Exercise goal: Here is the task for the listing below: output exactly the lines from the one containing "Clone this chart in matplotlib." through the one containing "renderer = fig.canvas.get_renderer()", and leave out the pictures.

Figure scripts:
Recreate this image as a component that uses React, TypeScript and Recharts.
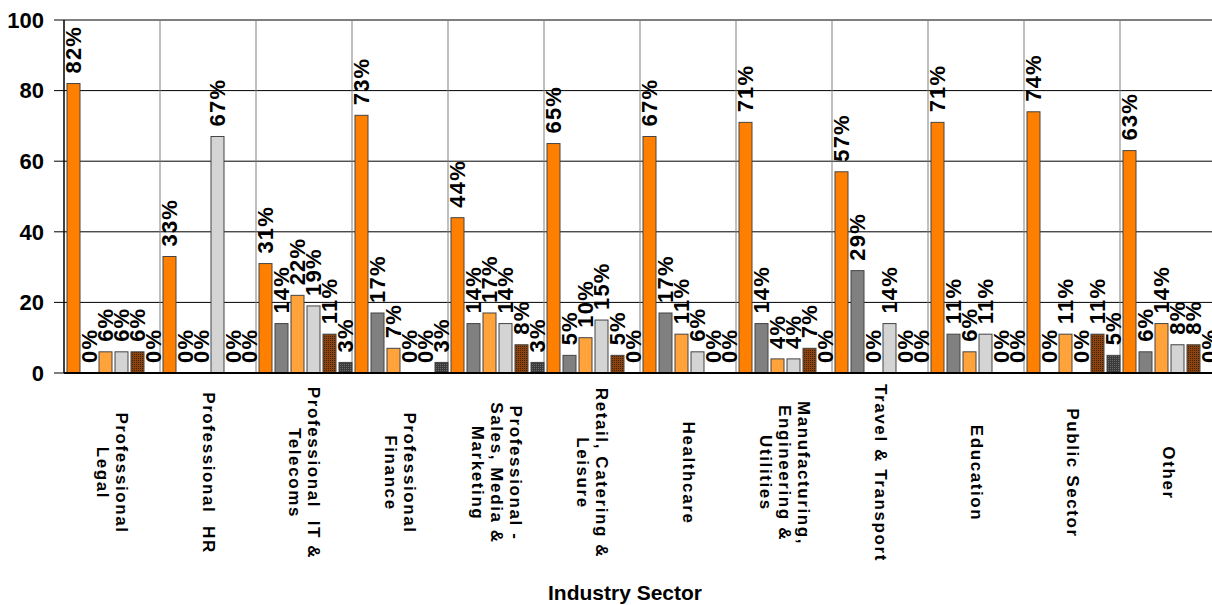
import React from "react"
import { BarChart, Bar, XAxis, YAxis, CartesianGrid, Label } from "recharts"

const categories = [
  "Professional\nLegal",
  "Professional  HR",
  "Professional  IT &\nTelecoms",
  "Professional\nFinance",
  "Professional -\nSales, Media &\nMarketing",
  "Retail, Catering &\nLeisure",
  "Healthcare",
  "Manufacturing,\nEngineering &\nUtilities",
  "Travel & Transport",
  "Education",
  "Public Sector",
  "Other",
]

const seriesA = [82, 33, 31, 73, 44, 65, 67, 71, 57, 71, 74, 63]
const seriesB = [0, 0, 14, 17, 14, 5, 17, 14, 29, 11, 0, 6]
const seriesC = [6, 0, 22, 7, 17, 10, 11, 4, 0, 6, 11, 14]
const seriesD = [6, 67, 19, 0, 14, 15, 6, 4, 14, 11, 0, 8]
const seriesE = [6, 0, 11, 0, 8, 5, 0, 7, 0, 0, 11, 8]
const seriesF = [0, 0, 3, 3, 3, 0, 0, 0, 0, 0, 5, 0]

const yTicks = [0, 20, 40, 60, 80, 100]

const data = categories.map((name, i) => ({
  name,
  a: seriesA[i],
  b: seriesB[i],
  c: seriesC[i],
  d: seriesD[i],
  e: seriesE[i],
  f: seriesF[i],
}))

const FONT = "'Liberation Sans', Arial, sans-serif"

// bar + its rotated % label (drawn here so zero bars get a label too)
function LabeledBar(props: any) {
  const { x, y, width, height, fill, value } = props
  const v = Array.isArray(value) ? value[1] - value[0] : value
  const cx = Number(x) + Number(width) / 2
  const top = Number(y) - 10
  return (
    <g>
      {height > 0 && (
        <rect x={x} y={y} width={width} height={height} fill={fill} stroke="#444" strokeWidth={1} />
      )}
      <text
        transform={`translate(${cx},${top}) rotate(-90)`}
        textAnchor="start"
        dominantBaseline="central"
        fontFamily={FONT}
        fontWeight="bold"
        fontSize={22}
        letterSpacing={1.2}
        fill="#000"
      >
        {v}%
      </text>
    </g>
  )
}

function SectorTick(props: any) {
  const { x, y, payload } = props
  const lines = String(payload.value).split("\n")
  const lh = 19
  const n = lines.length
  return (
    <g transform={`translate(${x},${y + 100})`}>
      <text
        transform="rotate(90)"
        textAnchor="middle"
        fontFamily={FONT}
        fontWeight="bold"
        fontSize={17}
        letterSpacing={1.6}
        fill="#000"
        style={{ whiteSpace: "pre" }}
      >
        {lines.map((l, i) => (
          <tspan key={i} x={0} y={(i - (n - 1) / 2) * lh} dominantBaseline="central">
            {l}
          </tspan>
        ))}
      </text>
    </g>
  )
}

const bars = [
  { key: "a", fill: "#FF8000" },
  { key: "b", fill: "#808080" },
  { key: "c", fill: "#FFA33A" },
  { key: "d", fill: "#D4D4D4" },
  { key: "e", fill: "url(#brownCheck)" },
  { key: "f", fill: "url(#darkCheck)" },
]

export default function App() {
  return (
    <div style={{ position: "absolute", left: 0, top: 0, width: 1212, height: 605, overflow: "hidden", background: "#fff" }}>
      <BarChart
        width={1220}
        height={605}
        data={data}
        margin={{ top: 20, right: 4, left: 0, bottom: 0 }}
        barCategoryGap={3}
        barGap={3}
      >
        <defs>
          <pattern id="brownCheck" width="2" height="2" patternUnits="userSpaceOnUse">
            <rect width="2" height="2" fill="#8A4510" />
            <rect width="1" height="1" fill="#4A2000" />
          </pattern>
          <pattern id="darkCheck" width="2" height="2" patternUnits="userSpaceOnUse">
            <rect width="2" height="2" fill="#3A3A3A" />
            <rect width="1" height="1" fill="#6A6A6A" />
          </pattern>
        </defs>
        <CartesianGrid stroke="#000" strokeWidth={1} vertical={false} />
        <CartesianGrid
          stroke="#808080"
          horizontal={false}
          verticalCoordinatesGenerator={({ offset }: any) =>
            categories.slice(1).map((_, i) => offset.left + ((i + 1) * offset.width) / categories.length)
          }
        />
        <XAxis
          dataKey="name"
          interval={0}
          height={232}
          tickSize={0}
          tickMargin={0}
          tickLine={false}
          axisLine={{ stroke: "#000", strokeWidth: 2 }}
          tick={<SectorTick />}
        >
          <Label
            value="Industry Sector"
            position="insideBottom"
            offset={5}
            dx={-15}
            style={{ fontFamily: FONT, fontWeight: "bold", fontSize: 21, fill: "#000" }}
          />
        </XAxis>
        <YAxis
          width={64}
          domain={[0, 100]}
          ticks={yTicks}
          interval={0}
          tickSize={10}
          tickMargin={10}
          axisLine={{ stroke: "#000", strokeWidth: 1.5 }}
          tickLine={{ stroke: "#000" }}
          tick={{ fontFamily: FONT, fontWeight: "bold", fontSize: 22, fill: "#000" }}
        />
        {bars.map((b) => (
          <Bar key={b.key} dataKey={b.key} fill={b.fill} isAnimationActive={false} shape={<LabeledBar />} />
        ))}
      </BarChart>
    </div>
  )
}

...

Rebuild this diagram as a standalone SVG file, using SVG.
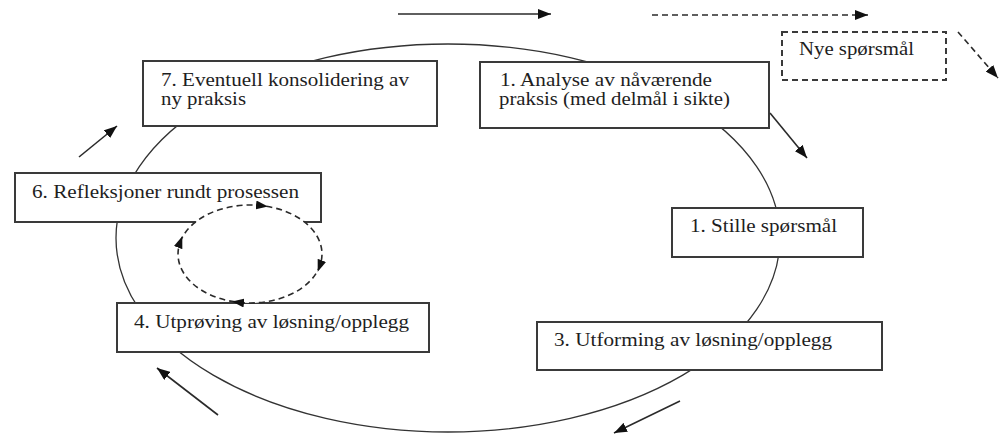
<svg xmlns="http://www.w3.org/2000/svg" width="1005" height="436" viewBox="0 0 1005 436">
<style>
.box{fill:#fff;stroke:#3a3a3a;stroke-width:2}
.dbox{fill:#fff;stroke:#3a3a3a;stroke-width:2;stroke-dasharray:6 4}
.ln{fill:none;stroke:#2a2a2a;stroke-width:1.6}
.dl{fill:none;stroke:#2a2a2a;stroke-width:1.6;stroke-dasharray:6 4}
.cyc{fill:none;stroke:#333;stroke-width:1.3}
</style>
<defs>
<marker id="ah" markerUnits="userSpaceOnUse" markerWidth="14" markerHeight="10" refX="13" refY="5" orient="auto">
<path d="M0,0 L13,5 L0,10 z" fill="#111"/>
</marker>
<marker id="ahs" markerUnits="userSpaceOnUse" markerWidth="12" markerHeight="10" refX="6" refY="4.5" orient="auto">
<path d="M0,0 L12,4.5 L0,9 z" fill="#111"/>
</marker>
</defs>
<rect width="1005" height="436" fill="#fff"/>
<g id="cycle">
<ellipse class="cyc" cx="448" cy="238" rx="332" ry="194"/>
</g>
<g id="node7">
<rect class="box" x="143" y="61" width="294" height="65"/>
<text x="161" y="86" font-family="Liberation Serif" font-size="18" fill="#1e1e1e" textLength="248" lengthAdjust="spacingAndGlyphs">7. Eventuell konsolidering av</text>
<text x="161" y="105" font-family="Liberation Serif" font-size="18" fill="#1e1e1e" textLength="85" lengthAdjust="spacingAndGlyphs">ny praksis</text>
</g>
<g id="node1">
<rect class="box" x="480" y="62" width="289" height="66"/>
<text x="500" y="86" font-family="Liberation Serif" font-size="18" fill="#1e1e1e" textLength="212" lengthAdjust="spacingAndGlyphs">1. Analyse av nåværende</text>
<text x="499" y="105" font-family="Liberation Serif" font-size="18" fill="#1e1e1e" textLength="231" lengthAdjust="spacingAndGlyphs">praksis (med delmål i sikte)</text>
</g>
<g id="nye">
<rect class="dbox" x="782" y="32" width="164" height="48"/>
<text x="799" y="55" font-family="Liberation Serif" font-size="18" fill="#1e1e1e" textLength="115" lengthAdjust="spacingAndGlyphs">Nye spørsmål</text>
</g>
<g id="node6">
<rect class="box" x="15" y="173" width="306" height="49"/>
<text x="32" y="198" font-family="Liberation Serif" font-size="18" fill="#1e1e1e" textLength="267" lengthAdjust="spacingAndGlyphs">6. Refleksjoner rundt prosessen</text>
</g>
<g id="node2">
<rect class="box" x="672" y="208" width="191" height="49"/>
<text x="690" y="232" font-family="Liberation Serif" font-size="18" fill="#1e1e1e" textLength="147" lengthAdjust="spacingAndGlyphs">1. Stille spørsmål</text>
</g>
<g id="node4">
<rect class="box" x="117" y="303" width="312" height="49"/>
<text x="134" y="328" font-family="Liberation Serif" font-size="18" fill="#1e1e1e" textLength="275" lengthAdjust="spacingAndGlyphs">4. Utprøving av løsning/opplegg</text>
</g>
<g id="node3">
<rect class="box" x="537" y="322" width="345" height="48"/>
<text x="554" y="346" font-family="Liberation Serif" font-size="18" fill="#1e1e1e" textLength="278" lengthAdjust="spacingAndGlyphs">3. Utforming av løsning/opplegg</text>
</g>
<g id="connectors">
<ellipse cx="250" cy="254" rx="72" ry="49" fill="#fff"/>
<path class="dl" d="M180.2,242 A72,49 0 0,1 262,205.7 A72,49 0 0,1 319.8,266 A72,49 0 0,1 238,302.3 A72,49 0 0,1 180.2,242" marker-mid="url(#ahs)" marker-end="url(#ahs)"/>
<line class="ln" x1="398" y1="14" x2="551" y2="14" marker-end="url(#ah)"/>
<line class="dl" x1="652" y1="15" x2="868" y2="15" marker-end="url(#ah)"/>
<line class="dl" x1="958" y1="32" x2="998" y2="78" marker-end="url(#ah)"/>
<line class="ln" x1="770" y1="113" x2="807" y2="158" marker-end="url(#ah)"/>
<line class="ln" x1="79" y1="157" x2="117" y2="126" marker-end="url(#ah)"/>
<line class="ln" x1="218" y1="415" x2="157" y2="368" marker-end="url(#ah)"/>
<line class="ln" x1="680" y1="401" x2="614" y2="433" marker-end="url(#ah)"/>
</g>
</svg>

==

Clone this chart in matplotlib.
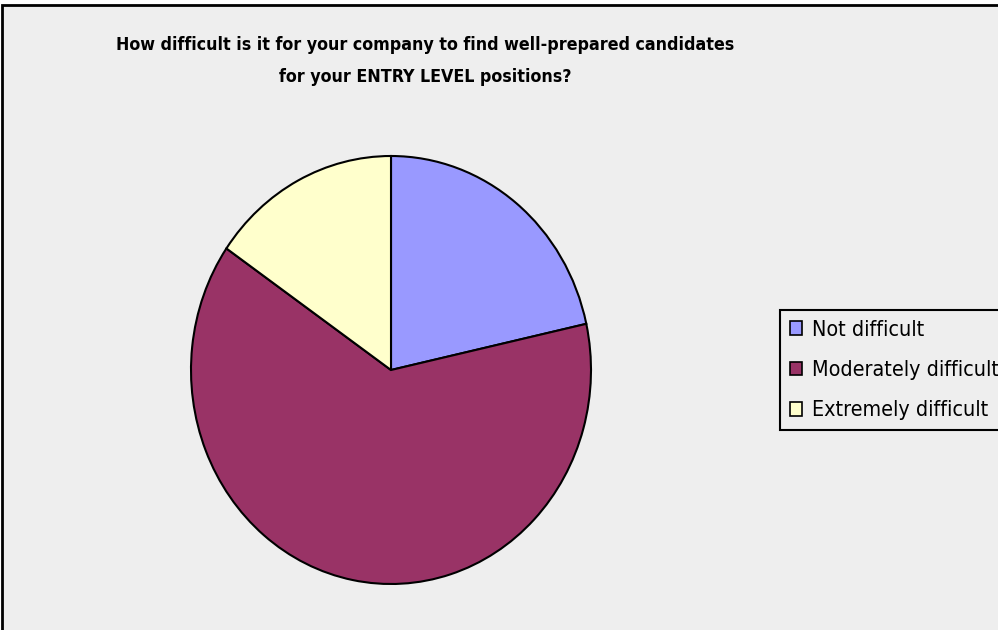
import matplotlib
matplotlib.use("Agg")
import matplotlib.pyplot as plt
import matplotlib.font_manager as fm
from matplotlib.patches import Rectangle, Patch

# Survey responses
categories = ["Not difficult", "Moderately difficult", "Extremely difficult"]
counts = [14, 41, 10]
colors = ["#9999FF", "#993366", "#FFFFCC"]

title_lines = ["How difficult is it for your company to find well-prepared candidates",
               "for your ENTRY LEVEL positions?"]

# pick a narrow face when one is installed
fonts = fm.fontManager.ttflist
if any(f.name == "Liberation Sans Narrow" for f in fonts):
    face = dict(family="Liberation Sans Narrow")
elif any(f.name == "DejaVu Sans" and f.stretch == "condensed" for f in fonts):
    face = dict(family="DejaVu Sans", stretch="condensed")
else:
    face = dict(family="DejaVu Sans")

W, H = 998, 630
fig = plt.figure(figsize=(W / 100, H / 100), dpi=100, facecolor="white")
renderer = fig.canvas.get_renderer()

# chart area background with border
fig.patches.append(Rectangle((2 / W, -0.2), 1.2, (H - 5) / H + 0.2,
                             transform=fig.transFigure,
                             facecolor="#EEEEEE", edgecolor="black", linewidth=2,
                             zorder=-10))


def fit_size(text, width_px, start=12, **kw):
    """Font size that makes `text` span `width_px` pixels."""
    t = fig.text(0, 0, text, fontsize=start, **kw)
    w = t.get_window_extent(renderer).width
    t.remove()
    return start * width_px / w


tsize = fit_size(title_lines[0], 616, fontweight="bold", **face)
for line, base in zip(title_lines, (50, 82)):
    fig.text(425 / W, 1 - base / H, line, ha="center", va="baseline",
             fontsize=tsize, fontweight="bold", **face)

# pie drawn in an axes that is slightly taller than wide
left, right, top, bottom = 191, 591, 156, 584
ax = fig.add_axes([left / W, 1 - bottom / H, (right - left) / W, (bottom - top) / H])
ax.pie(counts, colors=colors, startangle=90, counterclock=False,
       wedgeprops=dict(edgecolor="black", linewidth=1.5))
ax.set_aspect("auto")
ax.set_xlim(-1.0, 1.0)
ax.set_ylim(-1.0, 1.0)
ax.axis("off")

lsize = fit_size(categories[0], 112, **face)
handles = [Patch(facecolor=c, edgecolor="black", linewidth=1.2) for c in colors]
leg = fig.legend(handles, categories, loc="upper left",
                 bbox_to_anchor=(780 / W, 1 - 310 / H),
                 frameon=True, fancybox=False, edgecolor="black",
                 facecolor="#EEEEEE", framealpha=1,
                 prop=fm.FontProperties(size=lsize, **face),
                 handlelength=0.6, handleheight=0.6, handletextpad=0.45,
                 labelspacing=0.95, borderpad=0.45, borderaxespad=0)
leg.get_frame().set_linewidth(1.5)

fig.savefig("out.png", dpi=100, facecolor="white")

Reply:
Clone this chart in matplotlib.
import matplotlib
matplotlib.use("Agg")
import matplotlib.pyplot as plt
import matplotlib.font_manager as fm
from matplotlib.patches import Rectangle, Patch

# Survey responses
categories = ["Not difficult", "Moderately difficult", "Extremely difficult"]
counts = [14, 41, 10]
colors = ["#9999FF", "#993366", "#FFFFCC"]

title_lines = ["How difficult is it for your company to find well-prepared candidates",
               "for your ENTRY LEVEL positions?"]

# pick a narrow face when one is installed
fonts = fm.fontManager.ttflist
if any(f.name == "Liberation Sans Narrow" for f in fonts):
    face = dict(family="Liberation Sans Narrow")
elif any(f.name == "DejaVu Sans" and f.stretch == "condensed" for f in fonts):
    face = dict(family="DejaVu Sans", stretch="condensed")
else:
    face = dict(family="DejaVu Sans")

W, H = 998, 630
fig = plt.figure(figsize=(W / 100, H / 100), dpi=100, facecolor="white")
renderer = fig.canvas.get_renderer()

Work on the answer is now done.